9. Mitsui Aika -> 1993-01-12 -> 21:53:01.

#### Berryz Koubou, sorted by “beriizuness”

Given that the official pronunciation of “Berryz” is “beriizu” (ベリーズ), which is also the Japanese adaptation of “Belize”, I decided to determine objectively how much of Belize a member occupies, figuratively speaking. However, the fact that Belize only has 6 districts while there are 7 members of Berryz Koubou presents some difficulty. Rather arbitrarily, I decided to map the total stroke count of a member’s name in kanji to district numbers of Belize, mod 6, and compare the respective areas of those districts. The resulting ties are then resolved by kana lexicographical order.

Sorting Algorithm:

• For each member i:
• Let xi be the number of strokes in i‘s name in kanji.
• Let yi be the district of Belize whose index (when sorted in alphabetical order and counting from one) is congruent to xi (mod 6).
• Let zi be the total land area, in km2, of yi.
• Sort members by z from largest to smallest.
• Break ties using standard kana lexicographical order.

Results:

Details:

1. Shimizu Saki -> 清水佐紀 -> 11 + 4 + 7 + 9 = 31 -> 1 -> Belize -> 4204. (Tie break: Shimizu precedes Sudou and Tsugunaga)
2. Sudou Maasa -> 須藤茉麻 -> 12 + 18 + 8 + 11 = 49 -> 1 -> Belize -> 4204. (Tie break: Sudou precedes Tsugunaga.)
3. Tsugunaga Momoko -> 嗣永桃子 -> 13 + 5 + 10 + 3 = 31 -> 1 -> Belize -> 4204.
4. Kumai Yurina -> 熊井友理奈 -> 14 + 4 + 4 + 11 + 8 = 41 -> 5 -> Stann Creek -> 2176. (Tie break: Kumai precedes Natsuyaki.)
5. Natsuyaki Miyabi -> 夏焼雅 -> 10 + 12 + 13 = 35 -> 5 -> Stann Creek -> 2176.
6. Sugaya Risako -> 菅谷梨沙子 -> 11 + 7 + 11 + 7 + 3 = 39 -> 3 -> Corozal -> 1860. (Tie break: Sugaya precedes Tokunaga.)
7. Tokunaga Chinami -> 徳永千奈美 -> 14 + 5 + 3 + 8 + 9 = 39 -> 3 -> Corozal -> 1860.

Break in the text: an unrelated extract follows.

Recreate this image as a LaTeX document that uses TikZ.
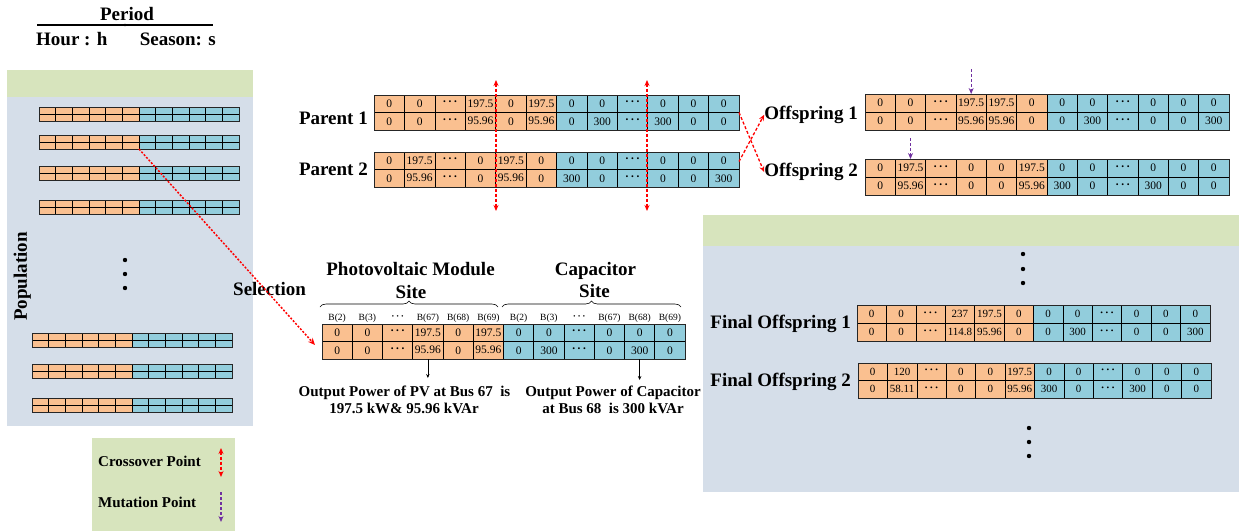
\documentclass[tikz,border=0pt]{standalone}
\usepackage{fontspec}
\setmainfont{Liberation Serif}
\usetikzlibrary{arrows.meta,decorations.pathreplacing}
\definecolor{cello}{HTML}{FAC090}
\definecolor{cellb}{HTML}{92CDDC}
\definecolor{hdrg}{HTML}{D7E4BD}
\definecolor{panelb}{HTML}{D5DEE9}
\definecolor{mpur}{HTML}{7030A0}
\definecolor{xred}{HTML}{FF0000}
\newcommand\dd{\textbf{\raisebox{0.5pt}{·\kern1.6pt·\kern1.6pt·}}}
\newcommand\cellfont{\fontsize{11.5}{12}\selectfont}
\newcommand\finfont{\fontsize{11}{12}\selectfont}
% #1 name, #2 x0, #3 y0, #4 cell width, #5 sub-row height, #6 top values, #7 bottom values, #8 font
\newcommand\chrom[8]{%
  \foreach \v [count=\i from 0] in {#6}{%
    \ifnum\i<6 \def\cc{cello}\else\def\cc{cellb}\fi
    \node[cell,fill=\cc,minimum width=#4,minimum height=#5,font=#8] (#1t\i) at ({#2+(\i+0.5)*#4},{#3+0.5*#5}) {\v};
  }%
  \foreach \v [count=\i from 0] in {#7}{%
    \ifnum\i<6 \def\cc{cello}\else\def\cc{cellb}\fi
    \node[cell,fill=\cc,minimum width=#4,minimum height=#5,font=#8] (#1b\i) at ({#2+(\i+0.5)*#4},{#3+1.5*#5}) {\v};
  }%
  \draw[rowborder] (#2,#3) rectangle ({#2+12*#4},{#3+2*#5});
  \coordinate (#1e) at ({#2+12*#4},{#3+#5});
  \coordinate (#1w) at (#2,{#3+#5});
}
% #1 name, #2 x0, #3 y0
\newcommand\poprow[3]{%
  \foreach \i in {0,...,11}{%
    \ifnum\i<6 \def\cc{cello}\else\def\cc{cellb}\fi
    \filldraw[popcell,fill=\cc] ({#2+\i*16.667},{#3}) rectangle ++(16.667,7);
    \filldraw[popcell,fill=\cc] ({#2+\i*16.667},{#3+7}) rectangle ++(16.667,7);
  }%
  \draw[rowborder] (#2,#3) rectangle ++(200,14);
  \coordinate (#1m) at ({#2+100},{#3+14});
}
\begin{document}
\begin{tikzpicture}[x=1pt,y=-1pt,
  cell/.style={draw=black,line width=0.6pt,inner sep=0pt,outer sep=0pt,anchor=center},
  rowborder/.style={draw=black!85,line width=0.9pt},
  popcell/.style={draw=black,line width=0.6pt},
  lbl/.style={font=\fontsize{19}{20}\selectfont\bfseries,inner sep=0pt},
  note/.style={font=\fontsize{15}{17}\selectfont\bfseries,inner sep=0pt},
  leg/.style={font=\fontsize{15}{17}\selectfont\bfseries,inner sep=0pt},
  blab/.style={font=\fontsize{9.5}{10}\selectfont,inner sep=0pt},
  xarrow/.style={xred,line width=1.3pt,dash pattern=on 3pt off 2pt,>={Stealth[length=6pt,width=5pt]},<->},
  xsingle/.style={xred,line width=1.3pt,dash pattern=on 3pt off 2pt,>={Stealth[length=6pt,width=5pt]},->},
  mut/.style={mpur,line width=1.3pt,dash pattern=on 3pt off 2pt,>={Stealth[length=6pt,width=5pt]},->},
  selarr/.style={xred,line width=1.5pt,dash pattern=on 2pt off 1.6pt,>={Stealth[length=7pt,width=6pt]},->},
  small/.style={black,line width=0.6pt,>={Stealth[length=4pt,width=3.5pt]},->},
  brc/.style={decorate,decoration={brace,amplitude=6pt},line width=0.6pt}
]
\useasboundingbox (0,0) rectangle (1240,531);
% header
\node[lbl,anchor=base] (per) at (127,20.7) {Period};
\coordinate (hl) at (37,25); \coordinate (hr) at (213,25);
\draw[line width=1.1pt] (hl) -- (hr);
\fill (125,25) circle[radius=1.3pt];
\node[lbl,anchor=base west] (hour) at (36,45) {Hour : h};
\node[lbl,anchor=base east] (seas) at (216,45) {Season: s};
% population panel
\fill[hdrg] (7,70) rectangle (253,97);
\fill[panelb] (7,97) rectangle (253,426);
\poprow{pr1}{39}{107}
\poprow{pr2}{39}{135}
\poprow{pr3}{39}{166}
\poprow{pr4}{39}{200}
\poprow{pr5}{32}{333}
\poprow{pr6}{32}{364}
\poprow{pr7}{32}{398}
\foreach \yy in {260,274,288} \fill (125,\yy) circle[radius=2.2pt];
\node[lbl,rotate=90,anchor=base] (pop) at (27,276.5) {Population};
% final panel
\fill[hdrg] (703,215) rectangle (1239,246);
\fill[panelb] (703,246) rectangle (1239,492);
\foreach \yy in {254,269,283} \fill (1023,\yy) circle[radius=2.2pt];
\foreach \yy in {428,442,456} \fill (1029,\yy) circle[radius=2.2pt];
% legend
\fill[hdrg] (92,438) rectangle (235,531);
\node[leg,anchor=base west] (lgc) at (98,466) {Crossover Point};
\node[leg,anchor=base west] (lgm) at (98,507.3) {Mutation Point};
\coordinate (lca) at (221,448); \coordinate (lcb) at (221,477);
\coordinate (lma) at (221,492); \coordinate (lmb) at (221,522);
\draw[xarrow] (lca) -- (lcb);
\draw[mut] (lma) -- (lmb);
% parents
\chrom{pa}{374}{95}{30.42}{17.5}{0,0,\dd,197.5,0,197.5,0,0,\dd,0,0,0}{0,0,\dd,95.96,0,95.96,0,300,\dd,300,0,0}{\cellfont}
\chrom{pb}{374}{152}{30.42}{17.5}{0,197.5,\dd,0,197.5,0,0,0,\dd,0,0,0}{0,95.96,\dd,0,95.96,0,300,0,\dd,0,0,300}{\cellfont}
\node[lbl,anchor=base east] (lp1) at (368,124.3) {Parent 1};
\node[lbl,anchor=base east] (lp2) at (368,175.7) {Parent 2};
% offspring
\chrom{oa}{865}{94}{30.33}{18}{0,0,\dd,197.5,197.5,0,0,0,\dd,0,0,0}{0,0,\dd,95.96,95.96,0,0,300,\dd,0,0,300}{\cellfont}
\chrom{ob}{865}{159}{30.33}{18}{0,197.5,\dd,0,0,197.5,0,0,\dd,0,0,0}{0,95.96,\dd,0,0,95.96,300,0,\dd,300,0,0}{\cellfont}
\node[lbl,anchor=base east] (lo1) at (858,119.3) {Offspring 1};
\node[lbl,anchor=base east] (lo2) at (858,176.7) {Offspring 2};
% crossover markers
\coordinate (c1t) at (496,80); \coordinate (c1b) at (496,211);
\coordinate (c2t) at (647,80); \coordinate (c2b) at (647,211);
\draw[xarrow] (c1t) -- (c1b);
\draw[xarrow] (c2t) -- (c2b);
% crossing connectors
\draw[xsingle] (pae) -- (lo2.west);
\draw[xsingle] ([yshift=8pt]pbe) -- (lo1.west);
% mutation markers
\draw[mut] ([yshift=25pt]oat3.north) -- (oat3.north);
\draw[mut] ([yshift=21pt]obt1.north) -- (obt1.north);
% selected chromosome
\chrom{md}{322}{324}{30.25}{17.5}{0,0,\dd,197.5,0,197.5,0,0,\dd,0,0,0}{0,0,\dd,95.96,0,95.96,0,300,\dd,0,300,0}{\cellfont}
\foreach \t [count=\i from 0] in {B(2),B(3),\dd,B(67),B(68),B(69)}
  \node[blab,anchor=base] (bl\i) at ([yshift=4pt]mdt\i.north) {\t};
\foreach \t [count=\i from 6] in {B(2),B(3),\dd,B(67),B(68),B(69)}
  \node[blab,anchor=base] (bl\i) at ([yshift=4pt]mdt\i.north) {\t};
\coordinate (brA) at (320,307); \coordinate (brB) at (498,307);
\coordinate (brC) at (502,307); \coordinate (brD) at (681,307);
\draw[brc] (brA) -- (brB);
\draw[brc] (brC) -- (brD);
\node[lbl,anchor=base] (pvt) at (410.5,275) {Photovoltaic Module};
\node[lbl,anchor=base] (pvs) at (411,298) {Site};
\node[lbl,anchor=base] (cpt) at (595.5,275) {Capacitor};
\node[lbl,anchor=base] (cps) at (594.5,297) {Site};
\node[lbl,anchor=base west] (lsel) at (233,295) {Selection};
\coordinate (seltip) at (315,345);
\draw[selarr] (pr2m) -- (seltip);
\draw[small] (mdb3.south) -- ++(0,19);
\draw[small] (mdb10.south) -- ++(0,21);
\node[note,anchor=base] (pvo1) at (404.5,396.7) {Output Power of PV at Bus 67\ \ is};
\node[note,anchor=base] (pvo2) at (404,413.3) {197.5 kW\& 95.96 kVAr};
\node[note,anchor=base] (cpo1) at (613,396.7) {Output Power of Capacitor};
\node[note,anchor=base] (cpo2) at (613,413.3) {at Bus 68\ \ is 300 kVAr};
% final offspring
\chrom{fa}{857}{305}{29.42}{18}{0,0,\dd,237,197.5,0,0,0,\dd,0,0,0}{0,0,\dd,114.8,95.96,0,0,300,\dd,0,0,300}{\finfont}
\chrom{fb}{858}{363}{29.42}{17.5}{0,120,\dd,0,0,197.5,0,0,\dd,0,0,0}{0,58.11,\dd,0,0,95.96,300,0,\dd,300,0,0}{\finfont}
\node[lbl,anchor=base east] (lf1) at (851,328.3) {Final Offspring 1};
\node[lbl,anchor=base east] (lf2) at (851,386.7) {Final Offspring 2};
\end{tikzpicture}
\end{document}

#### °C-ute, sorted by temperature

This one’s a no-brainer, almost. When a group’s name starts with the symbol for Celsius degrees, one has to order its members by temperature, of course. How to determine a member’s temperature, however, is something of a challenge. Rather arbitrarily, I decided to take the first and last letters of each member’s two names, as written in official romaji, and map those to symbols for chemical elements, making appropriate adjustments for those letter combinations that aren’t legal. I then took the melting point of each member’s two elements and averaged them, then sorted all members by average melting point, from highest to lowest.

Sorting Algorithm:

• For each member i:
• Let ai be a digraph of the first and last letters of i‘s family name in romaji.
• Let bi be a digraph of the first and last letters of i‘s personal name in romaji.
• If ai is a legal chemical element symbol, let ci be the corresponding element. Otherwise, let ci be the element whose symbol immediately follows ai in the alphabetical sorting of the union of ai and all element symbols with one or two letters.
• If bi is a legal chemical element symbol, let di be the corresponding element. Otherwise, let di be the element whose symbol immediately follows bi in the alphabetical sorting of the union of bi and all element symbols with one or two letters.
• Let ei be ci‘s melting point, in Celsius.
• Let fi be di‘s melting point, in Celsius.
• Let gi be the average of ei and fi.
• Sort members by g in descending order.

Results:

Details:

1. Okai Chisato -> Oi / Co -> Os / Co -> osmium / cobalt -> 3033 / 1495 -> 2264.
2. Umeda Erika -> Ua / Ea -> V / Er -> vanadium / erbium -> 1910 / 1529 -> 1719.5.
3. Suzuki Airi -> Si / Ai -> Si / Al -> silicon / aluminium -> 1420 / 660.32 -> 1040.16.
4. Yajima Maimi -> Ya / Mi -> Yb / Mn -> ytterbium / manganese -> 824 / 1246 -> 1035.
5. Nakajima Saki -> Na / Si -> Na / Si -> sodium / silicon -> 97.72 / 1420 -> 758.86.
6. Hagiwara Mai -> Ha / Mi -> He / Mn -> helium / manganese -> -272.2 / 1246 -> 486.9.
7. Arihara Kanna -> Aa / Ka -> Ac / Kr -> actinium / krypton -> 1050 / -157.36 -> 446.32.

Conclusions:

This whole exercise was utterly pointless.

I’ve contaminated Paul’s poll with artificial results.

And why yes, I do believe I’ve just proposed an objective measure of °C-ute’s hotness.